Members of a citizens’ association that maintains the memorial called the spraying a “desecration” of the memorial.

A spokesman said the group suspects right-wing, extremist assailants were responsible for the attack, especially because of the symbolic nature of the yellow paint used to spray the memorial. Local police, however, said they did not believe the vandalism was meant as a desecration of the memory of concentration camp victims.

The Sachsenhausen museum exhibition, meanwhile, presents the history of the concentration camp, focusing on the fates of individual prisoners.

Many of the 800 objects displayed were donated by former inmates. Fragments of 500 shoes and other leather goods recently found on the grounds of the camp are also displayed.

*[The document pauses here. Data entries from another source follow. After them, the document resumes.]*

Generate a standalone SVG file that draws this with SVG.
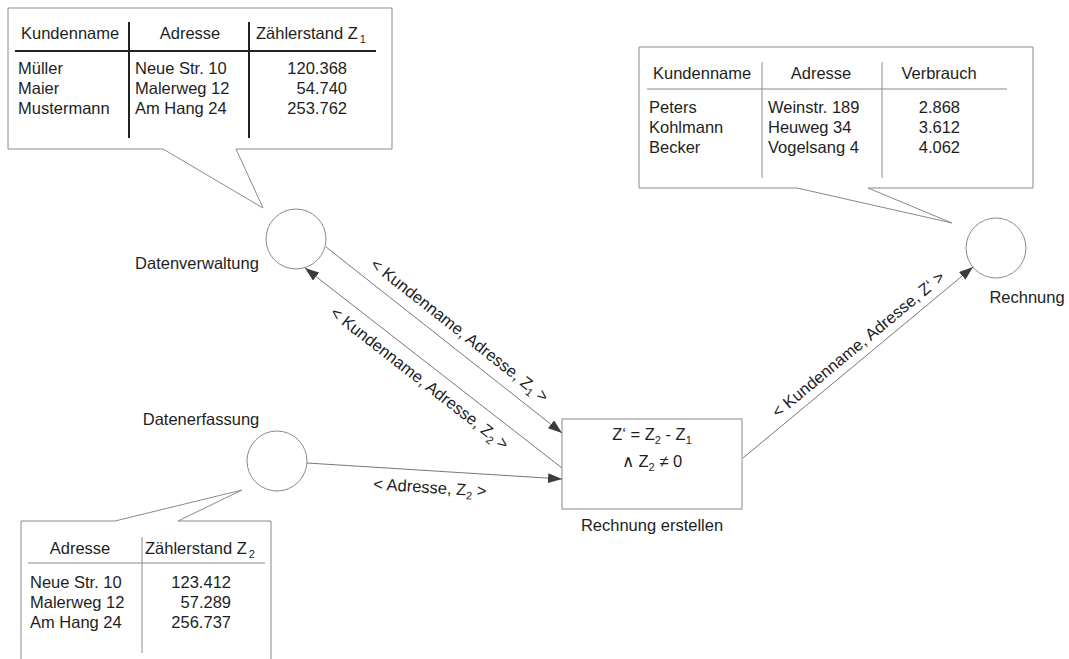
<svg xmlns="http://www.w3.org/2000/svg" width="1069" height="659" viewBox="0 0 1069 659">
  <defs>
    <style>
      text { font-family: "Liberation Sans", Arial, sans-serif; font-size: 16.5px; fill: #1e1e1e; }
      .sub { font-size: 11px; }
      .callout { fill: #ffffff; stroke: #8a8a8a; stroke-width: 1; }
      .node { fill: #ffffff; stroke: #8a8a8a; stroke-width: 1; }
      .flow { fill: none; stroke: #777777; stroke-width: 1; marker-end: url(#arrow); }
      .rule-dark { stroke: #222222; stroke-width: 2; }
      .rule-light { stroke: #c4c4c4; stroke-width: 2; }
      .rule-thin { stroke: #8c8c8c; stroke-width: 1; }
      .mid { text-anchor: middle; }
      .end { text-anchor: end; }
    </style>
    <marker id="arrow" viewBox="0 0 14 10" refX="14" refY="5" markerWidth="14" markerHeight="10" markerUnits="userSpaceOnUse" orient="auto">
      <path d="M0,0 L14,5 L0,10 Z" fill="#3c3c3c"/>
    </marker>
  </defs>

  <!-- Data store: meter readings Z1 -->
  <g id="table-bestand">
    <path class="callout" d="M8,8 H392 V149 H236 L263,208 L163,149 H8 Z"/>
    <line class="rule-dark" x1="15" y1="51" x2="376" y2="51"/>
    <line class="rule-dark" x1="129" y1="22" x2="129" y2="138"/>
    <line class="rule-dark" x1="249" y1="22" x2="249" y2="138"/>
    <text x="21" y="39">Kundenname</text>
    <text class="mid" x="190" y="39">Adresse</text>
    <text x="256" y="39">Zählerstand Z<tspan class="sub" dx="2" dy="4">1</tspan></text>
    <text x="18" y="74">Müller</text>
    <text x="18" y="94">Maier</text>
    <text x="18" y="114">Mustermann</text>
    <text x="135" y="74">Neue Str. 10</text>
    <text x="135" y="94">Malerweg 12</text>
    <text x="135" y="114">Am Hang 24</text>
    <text class="end" x="347" y="74">120.368</text>
    <text class="end" x="347" y="94">54.740</text>
    <text class="end" x="347" y="114">253.762</text>
  </g>

  <!-- Output: consumption per customer -->
  <g id="table-verbrauch">
    <path class="callout" d="M639,47 H1033 V188 H868 L952,223 L797,188 H639 Z"/>
    <line class="rule-light" x1="647" y1="89" x2="1007" y2="89"/>
    <line class="rule-thin" x1="762" y1="62" x2="762" y2="178"/>
    <line class="rule-thin" x1="882" y1="62" x2="882" y2="178"/>
    <text x="653" y="79">Kundenname</text>
    <text class="mid" x="821" y="79">Adresse</text>
    <text class="mid" x="939" y="79">Verbrauch</text>
    <text x="649" y="113">Peters</text>
    <text x="649" y="133">Kohlmann</text>
    <text x="649" y="153">Becker</text>
    <text x="768" y="113">Weinstr. 189</text>
    <text x="768" y="133">Heuweg 34</text>
    <text x="768" y="153">Vogelsang 4</text>
    <text class="end" x="960" y="113">2.868</text>
    <text class="end" x="960" y="133">3.612</text>
    <text class="end" x="960" y="153">4.062</text>
  </g>

  <!-- Input: new meter readings Z2 -->
  <g id="table-erfassung">
    <path class="callout" d="M21,670 V521 H115 L242,490 L178,521 H271 V670"/>
    <line class="rule-light" x1="28" y1="563" x2="265" y2="563"/>
    <line class="rule-thin" x1="142" y1="537" x2="142" y2="653"/>
    <text class="mid" x="80" y="554">Adresse</text>
    <text x="145" y="554">Zählerstand Z<tspan class="sub" dx="2" dy="4">2</tspan></text>
    <text x="30" y="588">Neue Str. 10</text>
    <text x="30" y="608">Malerweg 12</text>
    <text x="30" y="628">Am Hang 24</text>
    <text class="end" x="231" y="588">123.412</text>
    <text class="end" x="231" y="608">57.289</text>
    <text class="end" x="231" y="628">256.737</text>
  </g>

  <!-- Processes -->
  <g id="datenverwaltung">
    <circle class="node" cx="296" cy="239" r="30"/>
    <text class="mid" x="197" y="269">Datenverwaltung</text>
  </g>
  <g id="datenerfassung">
    <circle class="node" cx="277" cy="461" r="30"/>
    <text class="mid" x="201" y="425">Datenerfassung</text>
  </g>
  <g id="rechnung">
    <circle class="node" cx="996" cy="248" r="30"/>
    <text class="mid" x="1027" y="303">Rechnung</text>
  </g>
  <g id="rechnung-erstellen">
    <rect class="node" x="562" y="419" width="180" height="90"/>
    <text class="mid" x="652" y="440">Z‘ = Z<tspan class="sub" dy="4">2</tspan><tspan dy="-4"> - Z</tspan><tspan class="sub" dy="4">1</tspan></text>
    <text class="mid" x="652" y="467">∧ Z<tspan class="sub" dy="4">2</tspan><tspan dy="-4"> ≠ 0</tspan></text>
    <text class="mid" x="652" y="531">Rechnung erstellen</text>
  </g>

  <!-- Data flows -->
  <g id="connectors">
    <line class="flow" x1="326" y1="247" x2="562" y2="433"/>
    <line class="flow" x1="562" y1="468" x2="305" y2="268"/>
    <line class="flow" x1="307" y1="463" x2="562" y2="479"/>
    <line class="flow" x1="743" y1="458" x2="973" y2="267"/>

    <text class="mid" transform="translate(460,330) rotate(38.2)" x="0" y="6">&lt; Kundenname, Adresse, Z<tspan class="sub" dy="4">1</tspan><tspan dy="-4"> &gt;</tspan></text>
    <text class="mid" transform="translate(420,378) rotate(37.9)" x="0" y="6">&lt; Kundenname, Adresse, Z<tspan class="sub" dy="4">2</tspan><tspan dy="-4"> &gt;</tspan></text>
    <text class="mid" transform="translate(430,487) rotate(3.6)" x="0" y="6">&lt; Adresse, Z<tspan class="sub" dy="4">2</tspan><tspan dy="-4"> &gt;</tspan></text>
    <text class="mid" transform="translate(858,344) rotate(-39.7)" x="0" y="6">&lt; Kundenname, Adresse, Z‘ &gt;</text>
  </g>
</svg>
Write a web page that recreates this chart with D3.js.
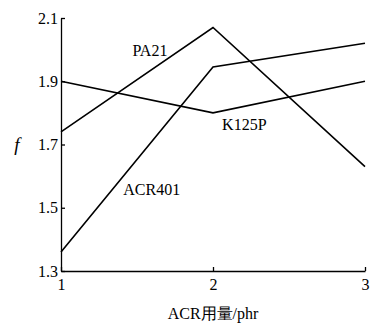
<!DOCTYPE html>
<html>
<head>
<meta charset="utf-8">
<script src="https://cdn.jsdelivr.net/npm/d3@7"></script>
<style>
  html, body { margin: 0; padding: 0; background: #fff; }
  #chart text { font-family: 'Liberation Serif', 'DejaVu Serif', serif !important; }
</style>
</head>
<body>
<div id="chart"></div>
<script>
// ACR dosage vs f, three processing aids
const doses = [1, 2, 3];
const yTicks = [1.3, 1.5, 1.7, 1.9, 2.1];
const pa21 = [1.74, 2.07, 1.63];
const k125p = [1.90, 1.80, 1.90];
const acr401 = [1.36, 1.945, 2.02];

const seriesNames = ['PA21', 'K125P', 'ACR401'];
const seriesValues = [pa21, k125p, acr401];

const width = 373;
const height = 327;
const margin = {top: 18, right: 8, bottom: 56, left: 61};

const svg = d3.select('#chart').append('svg')
  .attr('width', width)
  .attr('height', height);

const x = d3.scaleLinear()
  .domain([1, 3])
  .range([margin.left, width - margin.right]);

const y = d3.scaleLinear()
  .domain([1.3, 2.1])
  .range([height - margin.bottom, margin.top]);

// axes, ticks pointing inward
const xAxis = svg.append('g')
  .attr('transform', `translate(0,${height - margin.bottom})`)
  .call(d3.axisBottom(x).tickValues(doses).tickFormat(d3.format('d')).tickSizeInner(-4).tickSizeOuter(0).tickPadding(8));
xAxis.attr('font-family', null).attr('font-size', 16);
xAxis.selectAll('text').attr('fill', '#000');
xAxis.selectAll('line, path').attr('stroke', '#000').attr('stroke-width', 1.3);

const yAxis = svg.append('g')
  .attr('transform', `translate(${margin.left},0)`)
  .call(d3.axisLeft(y).tickValues(yTicks).tickFormat(d3.format('.1f')).tickSizeInner(-4).tickSizeOuter(0).tickPadding(3));
yAxis.attr('font-family', null).attr('font-size', 16);
yAxis.selectAll('text').attr('fill', '#000');
yAxis.selectAll('line, path').attr('stroke', '#000').attr('stroke-width', 1.3);

// lines
const line = d3.line()
  .x((d, i) => x(doses[i]))
  .y(d => y(d));

seriesValues.forEach(vals => {
  svg.append('path')
    .datum(vals)
    .attr('d', line)
    .attr('fill', 'none')
    .attr('stroke', '#000')
    .attr('stroke-width', 1.6);
});

// series labels
const labelPos = [
  {x: 1.47, y: 1.98},
  {x: 2.06, y: 1.745},
  {x: 1.41, y: 1.54}
];
seriesNames.forEach((name, i) => {
  svg.append('text')
    .attr('x', x(labelPos[i].x))
    .attr('y', y(labelPos[i].y))
    .attr('font-size', 16)
    .text(name);
});

// axis titles
svg.append('text')
  .attr('x', 17)
  .attr('y', 151)
  .attr('text-anchor', 'middle')
  .attr('font-size', 19)
  .attr('font-style', 'italic')
  .text('f');

svg.append('text')
  .attr('x', x(2))
  .attr('y', 319)
  .attr('text-anchor', 'middle')
  .attr('font-size', 16)
  .text('ACR用量/phr');
</script>
</body>
</html>
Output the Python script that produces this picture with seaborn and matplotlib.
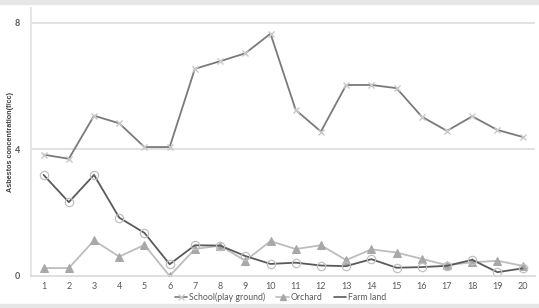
import matplotlib
matplotlib.use("Agg")
import matplotlib.pyplot as plt
import seaborn as sns
import pandas as pd
from matplotlib.lines import Line2D

sites = list(range(1, 21))
school = [3.83, 3.70, 5.06, 4.82, 4.07, 4.07, 6.54, 6.78, 7.03, 7.65,
          5.24, 4.56, 6.03, 6.03, 5.93, 5.03, 4.58, 5.04, 4.61, 4.39]
orchard = [0.25, 0.25, 1.12, 0.61, 0.98, 0.0, 0.85, 0.96, 0.48, 1.10,
           0.85, 0.97, 0.50, 0.84, 0.74, 0.54, 0.34, 0.43, 0.48, 0.32]
farm = [3.19, 2.33, 3.19, 1.84, 1.36, 0.37, 0.97, 0.96, 0.63, 0.38,
        0.42, 0.33, 0.31, 0.53, 0.26, 0.28, 0.32, 0.51, 0.12, 0.24]
series_names = ["School(play ground)", "Orchard", "Farm land"]
yticks = [0, 4, 8]

sns.set_theme(style="white")
plt.rcParams['font.family'] = ['Lato', 'DejaVu Sans']

fig = plt.figure(figsize=(5.39, 3.08), dpi=100)
fig.patch.set_facecolor("white")
ax = fig.add_axes([0.0575, 0.104, 0.9355, 0.87])

df = pd.DataFrame({"site": sites, "school": school, "orchard": orchard, "farm": farm})

sns.lineplot(data=df, x="site", y="school", ax=ax, color="#7a7a7a", lw=1.3,
             marker="x", markersize=4.5, markeredgecolor="#c8c8c8", markeredgewidth=1.0)
sns.lineplot(data=df, x="site", y="orchard", ax=ax, color="#bdbdbd", lw=1.3,
             marker="^", markersize=5.5, markerfacecolor="#a8a8a8", markeredgecolor="#a8a8a8")
sns.lineplot(data=df, x="site", y="farm", ax=ax, color="#5a5a5a", lw=1.3,
             marker="o", markersize=6, markerfacecolor="none", markeredgecolor="#c0c0c0",
             markeredgewidth=0.9)

ax.set_xlim(0.5, 20.5)
ax.set_ylim(0, 8.46)
ax.set_xticks(sites)
ax.set_xticklabels([str(s) for s in sites], fontsize=6.5, color="#595959")
ax.set_yticks(yticks)
ax.set_yticklabels([str(t) for t in yticks], fontsize=6.5, color="#595959", fontweight="bold")
ax.tick_params(axis="x", length=0, pad=4)
ax.tick_params(axis="y", length=0, pad=8)
ax.set_xlabel("")
ax.set_ylabel("Asbestos concentration(f/cc)", fontsize=5.2, fontweight="bold", color="#404040",
              family=["Liberation Sans Narrow", "Liberation Sans", "DejaVu Sans"])
ax.yaxis.set_label_coords(-0.034, 0.5)
for y in [4, 8]:
    ax.axhline(y, color="#dcdcdc", lw=1.2, zorder=0)
for s in ["top", "right"]:
    ax.spines[s].set_visible(False)
ax.spines["left"].set_color("#e0e0e0")
ax.spines["bottom"].set_color("#d9d9d9")
ax.spines["left"].set_linewidth(1.2)
ax.spines["bottom"].set_linewidth(1.2)

handles = [
    Line2D([], [], color="#7a7a7a", lw=1.2, marker="x", markersize=4, markeredgecolor="#c8c8c8"),
    Line2D([], [], color="#bdbdbd", lw=1.2, marker="^", markersize=4, markerfacecolor="#a8a8a8", markeredgecolor="#a8a8a8"),
    Line2D([], [], color="#5a5a5a", lw=1.2),
]
fig.legend(handles, series_names, loc="center", bbox_to_anchor=(0.52, 0.036), ncol=3,
           frameon=False, fontsize=6.3, handlelength=1.4, handletextpad=0.2, columnspacing=1.3,
           labelcolor="#595959")

# outer light-gray frame bands
fig.patches.append(plt.Rectangle((0, 0.988), 1, 0.012, transform=fig.transFigure, color="#e6e6e6", zorder=-1))
fig.patches.append(plt.Rectangle((0, 0), 1, 0.013, transform=fig.transFigure, color="#e6e6e6", zorder=-1))

fig.savefig("out.png", dpi=100)
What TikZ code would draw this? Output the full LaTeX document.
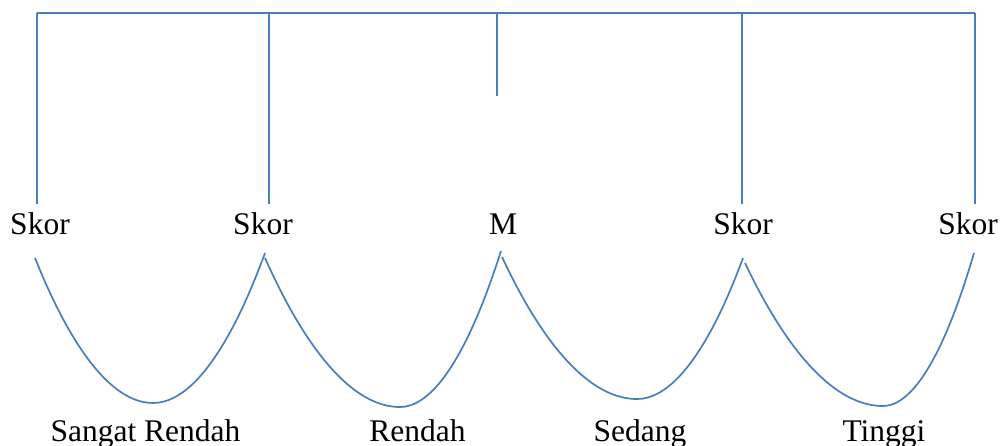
\documentclass[tikz,border=0pt]{standalone}
\usepackage{fontspec}
\setmainfont{Liberation Serif}
\definecolor{linecol}{HTML}{4A7EBB}
\begin{document}
\begin{tikzpicture}[x=1pt,y=-1pt,
  conn/.style={draw=linecol,line width=1.7pt},
  lbl/.style={inner sep=0pt,anchor=base,font=\fontsize{31.5}{38}\selectfont}]
\useasboundingbox (0,0) rectangle (1000,445);
% top bar coordinates
\coordinate (t1) at (37,13);
\coordinate (t2) at (269,13);
\coordinate (t3) at (497,13);
\coordinate (t4) at (742,13);
\coordinate (t5) at (975,13);
% vertical ends
\coordinate (v1) at (37,204);
\coordinate (v2) at (269,204);
\coordinate (v3) at (497,96);
\coordinate (v4) at (742,204);
\coordinate (v5) at (975,204);
% labels
\node[lbl] (s1) at (40,234) {Skor};
\node[lbl] (s2) at (263,234) {Skor};
\node[lbl] (m)  at (503,234) {M};
\node[lbl] (s4) at (743,234) {Skor};
\node[lbl] (s5) at (968,234) {Skor};
\node[lbl] (c1) at (145.5,441) {Sangat Rendah};
\node[lbl] (c2) at (417.5,441) {Rendah};
\node[lbl] (c3) at (640,441) {Sedang};
\node[lbl] (c4) at (884,441) {Tinggi};
% curve points
\coordinate (a1) at (35,258);   \coordinate (b1) at (153,403);  \coordinate (e1) at (265,253);
\coordinate (a2) at (265,258);  \coordinate (b2) at (400,407);  \coordinate (e2) at (501,251);
\coordinate (a3) at (502,257);  \coordinate (b3) at (637,399);  \coordinate (e3) at (743,258);
\coordinate (a4) at (745,263);  \coordinate (b4) at (883,406);  \coordinate (e4) at (974,253);
% drawing
\draw[conn] (t1) -- (t5);
\draw[conn] (t1) -- (v1);
\draw[conn] (t2) -- (v2);
\draw[conn] (t3) -- (v3);
\draw[conn] (t4) -- (v4);
\draw[conn] (t5) -- (v5);
\draw[conn] (a1) parabola bend (b1) (e1);
\draw[conn] (a2) parabola bend (b2) (e2);
\draw[conn] (a3) parabola bend (b3) (e3);
\draw[conn] (a4) parabola bend (b4) (e4);
\end{tikzpicture}
\end{document}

The exhibition attempts to correct the historical distortions of the previous exhibit, which was assembled before German unification in 1990, when Sachsenhausen was part of communist East Germany.

The former exhibition, titled “The History of the Anti-Fascist Resistance Fight and the Suffering of the Jewish People,” emphasized communist resistance against the Nazis and touched only superficially on the Holocaust.

Israel’s ambassador to Germany, Avi Primor, who also spoke at the ceremony, commended the willingness of a majority of Germans to speak out against anti- Semitism and racism.

Tens of thousands of Germans did just that on the anniversary of Kristallnacht.

In the city of Frankfurt an der Oder in eastern Germany, some 3,000 people lit candles and formed a human chain across the German-Polish border crossing. The demonstration was organized by dozens of local political groups, under the motto “Lights Instead of Violence,” to protest repeated attacks by neo-Nazis on foreigners in the city.

In the eastern German town of Gollwitz, several hundred people — most of them young — demonstrated against racism. In September, the town council passed a resolution to try to prevent the resettlement of some 50 Jewish refugees from the former Soviet Union in their town.

The council rescinded the resolution after international protest.

At a Kristallnacht commemoration ceremony in Potsdam, the state cultural minister, Steffen Reiche, announced that the city’s rapidly growing Jewish community would soon be given quarters for a synagogue.

The previous synagogue was destroyed during World War II.